- Citizenship: Canadian
- Education: University of Montreal (BA, MA)
- Occupation: Civil servant
- Employer: Government of Canada
- Known for: Librarian and Archivist of Canada (Interim)
- Office: Interim Librarian and Archivist of Canada
- Predecessor: Daniel J. Caron
- Successor: Guy Berthiaume

= Hervé Déry =

Hervé Déry is a civil servant who was the Interim Librarian and Archivist of Canada from May 24, 2013, until June 22, 2014.

==Education and career==
Déry is a graduate of the University of Montreal, where he obtained a Bachelor's and a Master's degree in Economics.

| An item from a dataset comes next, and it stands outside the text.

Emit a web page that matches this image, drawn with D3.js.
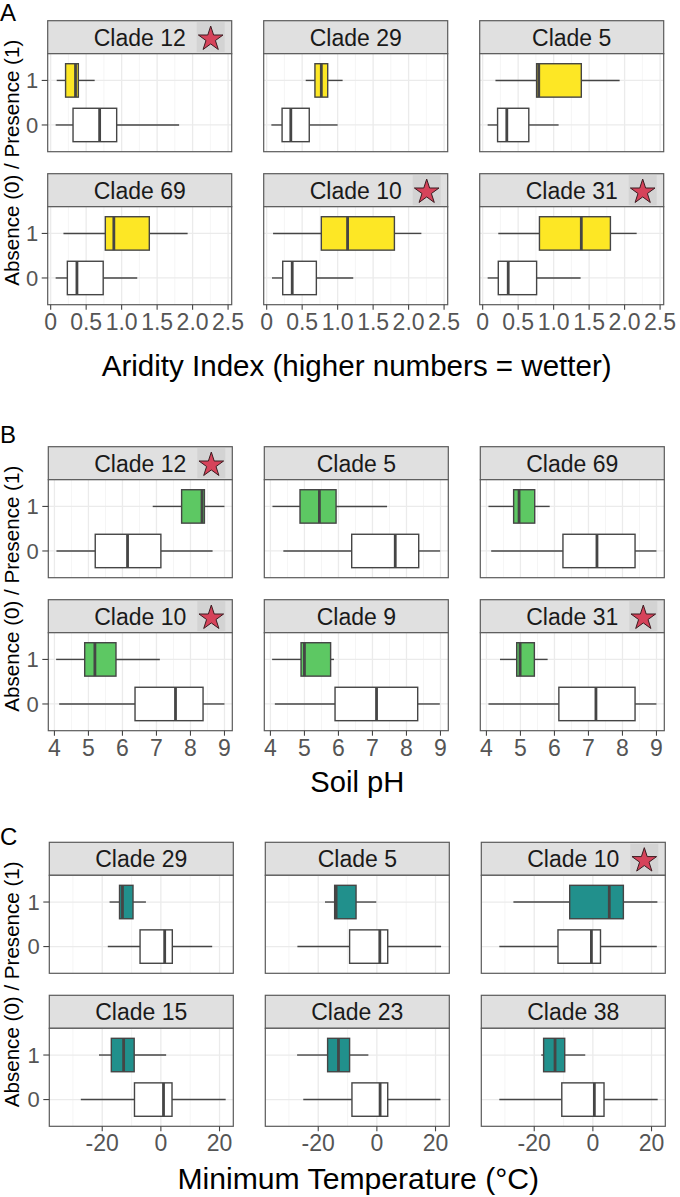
<!DOCTYPE html>
<html><head><meta charset="utf-8">
<script src="https://cdn.jsdelivr.net/npm/d3@7/dist/d3.min.js"></script>
<style>
body{margin:0;background:#fff;}
svg{display:block;font-family:"Liberation Sans",Arial,Helvetica,sans-serif;}
</style>
</head><body>
<svg id="chart" width="680" height="1197"></svg>
<script>
// ---------------- DATA ----------------
// each box: [lower whisker, Q1, median, Q3, upper whisker]
const yCategories = ["1", "0"];

// A: Aridity index
const aridityClades = ["Clade 12", "Clade 29", "Clade 5", "Clade 69", "Clade 10", "Clade 31"];
const aridityStars = [true, false, false, false, true, true];
const aridityPresence = [
  [0.085, 0.21, 0.35, 0.39, 0.62],
  [0.55, 0.68, 0.77, 0.86, 1.07],
  [0.18, 0.76, 0.79, 1.39, 1.93],
  [0.18, 0.77, 0.89, 1.39, 1.93],
  [0.09, 0.77, 1.14, 1.80, 2.18],
  [0.22, 0.80, 1.39, 1.80, 2.17]
];
const aridityAbsence = [
  [0.07, 0.315, 0.69, 0.93, 1.81],
  [0.066, 0.217, 0.34, 0.60, 1.00],
  [0.07, 0.21, 0.34, 0.65, 1.07],
  [0.07, 0.235, 0.37, 0.74, 1.22],
  [0.075, 0.226, 0.36, 0.70, 1.22],
  [0.07, 0.22, 0.36, 0.76, 1.38]
];
const aridityTicks = [0, 0.5, 1, 1.5, 2, 2.5];
const aridityTickLabels = ["0", "0.5", "1.0", "1.5", "2.0", "2.5"];
const aridityMinor = [0.25, 0.75, 1.25, 1.75, 2.25];
const aridityDomain = [-0.042, 2.551];
const aridityTitle = "Aridity Index (higher numbers = wetter)";

// B: Soil pH
const phClades = ["Clade 12", "Clade 5", "Clade 69", "Clade 10", "Clade 9", "Clade 31"];
const phStars = [true, false, false, true, false, true];
const phPresence = [
  [6.89, 7.74, 8.34, 8.41, 9.00],
  [4.06, 4.87, 5.44, 5.93, 7.43],
  [4.06, 4.80, 4.96, 5.42, 5.86],
  [4.05, 4.89, 5.19, 5.81, 7.10],
  [4.05, 4.90, 5.00, 5.77, 5.87],
  [4.40, 4.89, 4.99, 5.41, 5.80]
];
const phAbsence = [
  [4.06, 5.20, 6.15, 7.13, 8.65],
  [4.38, 6.39, 7.67, 8.36, 8.99],
  [4.14, 6.25, 7.25, 8.37, 9.00],
  [4.14, 6.37, 7.56, 8.37, 9.00],
  [4.13, 5.90, 7.12, 8.33, 8.98],
  [4.06, 6.13, 7.22, 8.37, 9.00]
];
const phTicks = [4, 5, 6, 7, 8, 9];
const phTickLabels = ["4", "5", "6", "7", "8", "9"];
const phMinor = [4.5, 5.5, 6.5, 7.5, 8.5];
const phDomain = [3.82, 9.23];
const phTitle = "Soil pH";

// C: Minimum temperature
const tempClades = ["Clade 29", "Clade 5", "Clade 10", "Clade 15", "Clade 23", "Clade 38"];
const tempStars = [false, false, true, false, false, false];
const tempPresence = [
  [-17.5, -14.1, -13.1, -9.5, -5.1],
  [-17.7, -14.4, -13.9, -7.1, -0.2],
  [-27.1, -7.9, 5.6, 10.4, 22.0],
  [-21.1, -16.9, -12.7, -9.1, 1.8],
  [-27.2, -16.8, -13.1, -9.3, -2.9],
  [-17.6, -16.8, -12.9, -9.6, -2.6]
];
const tempAbsence = [
  [-18.1, -7.1, 1.3, 3.9, 17.5],
  [-27.1, -9.3, 1.0, 3.7, 21.9],
  [-31.9, -11.9, -0.5, 2.6, 21.8],
  [-27.3, -9.0, 0.9, 3.8, 22.1],
  [-25.1, -8.5, 1.1, 3.7, 21.7],
  [-31.9, -10.6, 0.5, 3.8, 22.1]
];
const tempTicks = [-20, 0, 20];
const tempTickLabels = ["-20", "0", "20"];
const tempMinor = [-30, -10, 10];
const tempDomain = [-38.05, 24.7];
const tempTitle = "Minimum Temperature (°C)";

const yTitle = "Absence (0) / Presence (1)";

// ---------------- LAYOUT ----------------
const sections = [
  {letter: "A", clades: aridityClades, stars: aridityStars, pres: aridityPresence, abs: aridityAbsence,
   ticks: aridityTicks, tickLabels: aridityTickLabels, minor: aridityMinor, domain: aridityDomain,
   title: aridityTitle, titleW: 510, fill: "#FDE725", left: 47.7, top: 20.7, letterY: 20.7, titleDy: 71.4},
  {letter: "B", clades: phClades, stars: phStars, pres: phPresence, abs: phAbsence,
   ticks: phTicks, tickLabels: phTickLabels, minor: phMinor, domain: phDomain,
   title: phTitle, titleW: 94, fill: "#5DC863", left: 48.3, top: 446.7, letterY: 443.3, titleDy: 61.7},
  {letter: "C", clades: tempClades, stars: tempStars, pres: tempPresence, abs: tempAbsence,
   ticks: tempTicks, tickLabels: tempTickLabels, minor: tempMinor, domain: tempDomain,
   title: tempTitle, titleW: 362, fill: "#21908C", left: 49.3, top: 842.3, letterY: 845, titleDy: 62.3}
];

const colPitch = 216, rowPitch = 153, panelW = 184, stripH = 33, panelH = 98;
const boxStroke = "#454545", borderCol = "#5a5a5a";

const svg = d3.select("#chart");

function fitText(sel, baseSize, target) {
  const len = sel.node().getComputedTextLength();
  if (len > 0) sel.attr("font-size", baseSize * target / len);
}

sections.forEach(sec => {
  const g = svg.append("g");
  // section letter
  g.append("text").attr("x", 0).attr("y", sec.letterY)
    .attr("font-size", 24).attr("fill", "#000").text(sec.letter);

  let sectionBottom = 0;
  sec.clades.forEach((clade, i) => {
    const col = i % 3, row = Math.floor(i / 3);
    const px = sec.left + col * colPitch;
    const sTop = sec.top + row * rowPitch;
    const pTop = sTop + stripH, pBot = pTop + panelH;
    sectionBottom = Math.max(sectionBottom, pBot);

    const x = d3.scaleLinear().domain(sec.domain).range([px, px + panelW]);
    const y = d3.scalePoint().domain(yCategories).range([pTop, pBot]).padding(0.6);
    const bh = y.step() * 0.75;

    const pg = g.append("g");
    // strip
    pg.append("rect").attr("x", px).attr("y", sTop).attr("width", panelW).attr("height", stripH)
      .attr("fill", "#E0E0E0").attr("stroke", borderCol).attr("stroke-width", 1.2);
    pg.append("text").attr("x", px + panelW / 2).attr("y", sTop + 25)
      .attr("text-anchor", "middle").attr("font-size", 23).attr("fill", "#1a1a1a").text(clade);
    if (sec.stars[i]) {
      const cx = px + panelW - 21, cy = sTop + stripH / 2 + 0.3;
      pg.append("rect").attr("x", cx - 14).attr("y", sTop + 1.5).attr("width", 28).attr("height", stripH - 3)
        .attr("fill", "#D3D3D3");
      pg.append("path").attr("d", d3.symbol().type(d3.symbolStar).size(188)())
        .attr("transform", `translate(${cx},${cy + 1.5})`)
        .attr("fill", "#D6435A").attr("stroke", "#3b1b20").attr("stroke-width", 1);
    }
    // panel background
    pg.append("rect").attr("x", px).attr("y", pTop).attr("width", panelW).attr("height", panelH).attr("fill", "#fff");
    // grid
    pg.selectAll(".minor").data(sec.minor).join("line")
      .attr("x1", d => x(d)).attr("x2", d => x(d)).attr("y1", pTop).attr("y2", pBot)
      .attr("stroke", "#F2F2F2").attr("stroke-width", 0.8);
    pg.selectAll(".major").data(sec.ticks).join("line")
      .attr("x1", d => x(d)).attr("x2", d => x(d)).attr("y1", pTop).attr("y2", pBot)
      .attr("stroke", "#EBEBEB").attr("stroke-width", 1.3);
    pg.selectAll(".hgrid").data(yCategories).join("line")
      .attr("x1", px).attr("x2", px + panelW).attr("y1", d => y(d)).attr("y2", d => y(d))
      .attr("stroke", "#EBEBEB").attr("stroke-width", 1.3);

    // boxes
    const boxes = [{cat: "1", v: sec.pres[i], fill: sec.fill}, {cat: "0", v: sec.abs[i], fill: "#fff"}];
    boxes.forEach(b => {
      const [lo, q1, med, q3, hi] = b.v;
      const cy = y(b.cat);
      pg.append("line").attr("x1", x(lo)).attr("x2", x(q1)).attr("y1", cy).attr("y2", cy)
        .attr("stroke", boxStroke).attr("stroke-width", 1.4);
      pg.append("line").attr("x1", x(q3)).attr("x2", x(hi)).attr("y1", cy).attr("y2", cy)
        .attr("stroke", boxStroke).attr("stroke-width", 1.4);
      pg.append("rect").attr("x", x(q1)).attr("y", cy - bh / 2).attr("width", x(q3) - x(q1)).attr("height", bh)
        .attr("fill", b.fill).attr("stroke", boxStroke).attr("stroke-width", 1.4);
      pg.append("line").attr("x1", x(med)).attr("x2", x(med)).attr("y1", cy - bh / 2).attr("y2", cy + bh / 2)
        .attr("stroke", boxStroke).attr("stroke-width", 2.8);
    });

    // border
    pg.append("rect").attr("x", px).attr("y", pTop).attr("width", panelW).attr("height", panelH)
      .attr("fill", "none").attr("stroke", borderCol).attr("stroke-width", 1.2);

    // y axis (first column)
    if (col === 0) {
      yCategories.forEach(c => {
        pg.append("line").attr("x1", px - 6).attr("x2", px).attr("y1", y(c)).attr("y2", y(c))
          .attr("stroke", "#444").attr("stroke-width", 1.1);
        pg.append("text").attr("x", px - 9.5).attr("y", y(c)).attr("dy", "0.36em")
          .attr("text-anchor", "end").attr("font-size", 22).attr("fill", "#555").text(c);
      });
    }
    // x axis (bottom row)
    if (row === 1) {
      sec.ticks.forEach((t, k) => {
        pg.append("line").attr("x1", x(t)).attr("x2", x(t)).attr("y1", pBot).attr("y2", pBot + 5)
          .attr("stroke", "#444").attr("stroke-width", 1.1);
        pg.append("text").attr("x", x(t)).attr("y", pBot + 25)
          .attr("text-anchor", "middle").attr("font-size", 23).attr("fill", "#555").text(sec.tickLabels[k]);
      });
    }
  });

  // x title
  const midX = sec.left + (2 * colPitch + panelW) / 2;
  const xt = g.append("text").attr("x", midX + 1).attr("y", sectionBottom + sec.titleDy)
    .attr("text-anchor", "middle").attr("font-size", 29).attr("fill", "#000").text(sec.title);
  fitText(xt, 29, sec.titleW);
  // y title
  const midY = (sec.top + sectionBottom) / 2;
  const yt = g.append("text").attr("transform", `translate(19,${midY}) rotate(-90)`)
    .attr("text-anchor", "middle").attr("font-size", 21).attr("fill", "#000").text(yTitle);
  fitText(yt, 21, 246);
});
</script>
</body></html>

He has held various senior federal government positions since 1982. He served as the Assistant Deputy Minister and Corporate Secretary, Policy and Collaboration Sector at Library and Archives Canada (LAC) from March 2012. He was appointed Interim Librarian and Archivist of Canada by then Minister of Canadian Heritage James Moore on May 24, 2013, and by the Governor in Council on November 23, 2013 at Her Majesty's pleasure. On April 14, 2014 Guy Berthiaume was appointed Librarian and Archivist of Canada by Minister of Canadian Heritage Shelly Glover for a five-year term commencing June 23, 2014.